Drilling down into the student evaluations by reading through the optional written comments reassured me that the semester was a success. Multiple students, sometimes at length, spoke about the educational quality of the semester, saying how much they had learned in a short time, how much they appreciated the opportunity of in-person classes, and that they saw me as an effective and warm and compassionate professor. I again am being deliberately vague here, but the complimentary comments by this fall’s students echo those I have received in the past. This again suggests that this fall semester was experienced by most of the students in much the same way as had students in pre-pandemic years. One of those comments summed up their appreciation of in-person teaching by saying, “[y]our class and presence felt like a refuge from the craziness.”

Objective Evidence Part Two: Exams:

An objective measurement of teaching effectiveness in the hybrid format comes in the crucial summative evaluation of the students’ performance through grades.

This fall’s Civil Procedure exams were strong and encouragingly so. The large middle of the class was just as robust as in any other year. And likewise the top of the class remained powerful, including one exam that stands among the best I’d seen in thirty years of teaching. Overall, the results on the multiple choice segment were right in line with what would be expected in any year. And, despite perhaps having a harder essay question than in some years, the responses also very strong and at least as good as in prior years.

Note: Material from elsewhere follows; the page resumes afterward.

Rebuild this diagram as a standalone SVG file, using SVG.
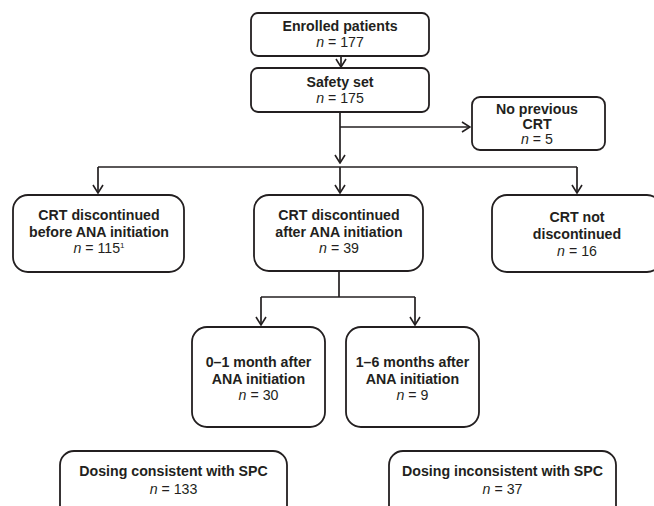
<svg xmlns="http://www.w3.org/2000/svg" width="654" height="506" viewBox="0 0 654 506">
<style>
.box{fill:#fff;stroke:#231f20;stroke-width:1.8}
.t{font-family:"Liberation Sans",Arial,sans-serif;font-size:14.2px;fill:#231f20;text-anchor:middle}
.b{font-weight:bold}
.i{font-style:italic}
.c{fill:none;stroke:#231f20;stroke-width:1.7}
</style>
<defs>
<marker id="arr" viewBox="0 0 10 12" refX="9" refY="6" markerWidth="10" markerHeight="12" markerUnits="userSpaceOnUse" orient="auto">
<path d="M1,1 L9,6 L1,11" fill="none" stroke="#231f20" stroke-width="1.6"/>
</marker>
</defs>
<rect width="654" height="506" fill="#fff"/>
<g id="connectors">
<path class="c" d="M341 56 V67" marker-end="url(#arr)"/>
<path class="c" d="M340 112 V163" marker-end="url(#arr)"/>
<path class="c" d="M340 127 H470" marker-end="url(#arr)"/>
<path class="c" d="M98 167 H577"/>
<path class="c" d="M98 167 V193" marker-end="url(#arr)"/>
<path class="c" d="M340 167 V193" marker-end="url(#arr)"/>
<path class="c" d="M577 167 V193" marker-end="url(#arr)"/>
<path class="c" d="M339 271 V297"/>
<path class="c" d="M261 297 H415"/>
<path class="c" d="M261 297 V325" marker-end="url(#arr)"/>
<path class="c" d="M415 297 V325" marker-end="url(#arr)"/>
</g>
<g id="enrolled">
<rect class="box" x="251" y="13" width="178" height="43" rx="7"/>
<text class="t b" x="340" y="31">Enrolled patients</text>
<text class="t" x="340" y="47"><tspan class="i">n</tspan> = 177</text>
</g>
<g id="safety">
<rect class="box" x="251" y="68" width="178" height="44" rx="7"/>
<text class="t b" x="340" y="87">Safety set</text>
<text class="t" x="340" y="103"><tspan class="i">n</tspan> = 175</text>
</g>
<g id="noprev">
<rect class="box" x="472" y="97" width="133" height="53" rx="8"/>
<text class="t b" x="537" y="113.5" font-size="13.8">No previous</text>
<text class="t b" x="537" y="128.5" font-size="13.8">CRT</text>
<text class="t" x="537" y="143.5" font-size="13.8"><tspan class="i">n</tspan> = 5</text>
</g>
<g id="before">
<rect class="box" x="13" y="195" width="171" height="77" rx="15"/>
<text class="t b" x="99" y="220">CRT discontinued</text>
<text class="t b" x="99" y="237">before ANA initiation</text>
<text class="t" x="99" y="253"><tspan class="i">n</tspan> = 115<tspan font-size="8" dy="-5">1</tspan></text>
</g>
<g id="after">
<rect class="box" x="254" y="195" width="169" height="76" rx="15"/>
<text class="t b" x="339" y="220">CRT discontinued</text>
<text class="t b" x="339" y="237">after ANA initiation</text>
<text class="t" x="339" y="253"><tspan class="i">n</tspan> = 39</text>
</g>
<g id="notdisc">
<rect class="box" x="492" y="195" width="170" height="77" rx="15"/>
<text class="t b" x="577" y="222">CRT not</text>
<text class="t b" x="577" y="239">discontinued</text>
<text class="t" x="577" y="256"><tspan class="i">n</tspan> = 16</text>
</g>
<g id="m01">
<rect class="box" x="192" y="327" width="133" height="100" rx="15"/>
<text class="t b" x="258.5" y="367">0–1 month after</text>
<text class="t b" x="258.5" y="384">ANA initiation</text>
<text class="t" x="258.5" y="400"><tspan class="i">n</tspan> = 30</text>
</g>
<g id="m16">
<rect class="box" x="346" y="327" width="133" height="100" rx="15"/>
<text class="t b" x="412.5" y="367">1–6 months after</text>
<text class="t b" x="412.5" y="384">ANA initiation</text>
<text class="t" x="412.5" y="400"><tspan class="i">n</tspan> = 9</text>
</g>
<g id="consistent">
<rect class="box" x="60" y="451" width="227" height="70" rx="14"/>
<text class="t b" x="173.5" y="476">Dosing consistent with SPC</text>
<text class="t" x="173.5" y="494"><tspan class="i">n</tspan> = 133</text>
</g>
<g id="inconsistent">
<rect class="box" x="389" y="451" width="227" height="70" rx="14"/>
<text class="t b" x="502.5" y="476">Dosing inconsistent with SPC</text>
<text class="t" x="502.5" y="494"><tspan class="i">n</tspan> = 37</text>
</g>
</svg>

So by the measure that the proof is in the tasting of the pudding, the pudding tasted pretty delicious at the end of the semester. The exams I received leaves me with every confidence that this year’s first-year students as a group ended their first semester strongly positioned to succeed in the next two years of law school, on the bar, and in the profession.

*          *          *

Overall, I’d have to give at least two (more likely two-and-a-half) cheers for the surprisingly strong quality of in-person instruction during the challenges of the pandemic.


[Note: I have revised the opening of this post to correct typographical errors and to clarify that this post is directed to those fortunate enough to have the opportunity to teach in person, while recognizing that choice is not available collectively or individually to many.]